De cette fémi­ni­té reven­di­quée elle ne fait ni séduc­tion ni conquête. Très loin de là… Les chan­sons de Buri­dane s‘en vont creu­ser leur sillon dans la pro­fon­deur du cœur qui s’affole, ques­tionne sans cesse sur l’éphémère, « Tout glisse et tout s’en va », l’inconstance, l’indifférence, qui par­fois nous tombe des­sus sans qu’on ait su s’en pro­té­ger « Qui de nous deux lais­se­ra l’autre sur le bord du che­min ? » : Elle s’avoue « faite de pré­ci­pices, de vides qui ne se rem­plissent pas »… Et tou­jours cette sen­sa­tion d’être prise entre ombre et lumière, « entre bas-fond et arc-en-ciel ». Elle appelle les femmes, ses sœurs bles­sées, vio­len­tées à la parole dévoi­lée : « Dis-leur, dis-leur tout ce que tu as sur le cœur ». On aime cette ardente déter­mi­na­tion à faire des chan­sons des pas­se­relles vers les autres pour pou­voir dire, comme elle le fait ce soir, gui­tare débran­chée, au plus près du public : « C’est beau…j’avance… »

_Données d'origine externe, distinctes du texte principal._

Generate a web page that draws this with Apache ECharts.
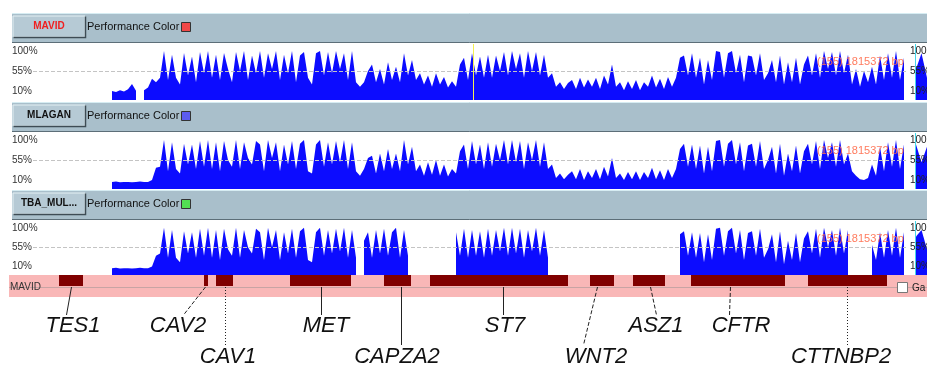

Buri­dane, sub­tile et pro­fonde entrée en matière pour accueillir ensuite Bat­lik et ses nou­velles chan­sons, le jour même de la sor­tie de son onzième album. Un solo ? Pas vrai­ment. Il est entou­ré de ses six gui­tares dont il joue alter­na­ti­ve­ment avec un brio stu­pé­fiant – on se croi­rait par­fois face à une véri­table for­ma­tion. Et puis, on ne sau­rait oublier son gros chien noir, Raoul qui s’en va pro­me­ner lon­gue­ment son flair par­mi les spec­ta­teurs avant de se cou­cher, tran­quille, en fond de scène. Sait-il Raoul qu’une chan­son lui fait dire ses états d’âme d’animal domes­tique, qu’il ins­pire à son maître une belle décla­ra­tion d’amour fidèle à l’entre deux, son huis clos amou­reux ? « Main­te­nant je suis chien /​fidèle et mort de faim /​un clebs pra­ti­quant /​et la rime et le chant ».Tout comme Buri­dane – Saluons l’harmonie de la pro­gram­ma­tion de l’association Bor­deaux Chan­son – Bat­lik peint devant nous ses pay­sages inté­rieurs, ces lieux qui sont autant d’interrogations d’homme d’aujourd’hui. Les titres sont ses voyages intimes, ses haltes : Ailleurs – Ici bas – Para­dis – Là où rien ne va – Sous la voûte…. On y voit poindre, même Au bord de l’abime de déli­cates appa­ri­tions « petite Mar­gue­rite quitte /​sa jolie robe blanche /​enfile son col rou­lé /​et dou­ce­ment se penche » … Mais la peur, la déso­la­tion règnent par­tout Ailleurs, même là où « « Dame nature /​a fait preuve d’indulgence … miel fruits et confitures…se trouvent en abon­dance » par­tout c’est le même constat : « la pro­por­tion d’en­ne­mis /​est la même qu’à Paris ». Le constat est dou­lou­reux : Au nom de ça au nom de toi /​au nom du mieux au nom de Dieu/​tous les para­dis sont construits /​sur des cadavres ou des adieux. Face à la bar­ba­rie que l’on croyait écar­tée à coup d’humanisme et de Lumières, que reste –t‑il ? Il reste à sau­ver les fleurs : « je ven­drai ma mai­son /​à celui qui n’y cou­pe­ra pas les fleurs /​et comme il ne vient pas /​j’at­tends ».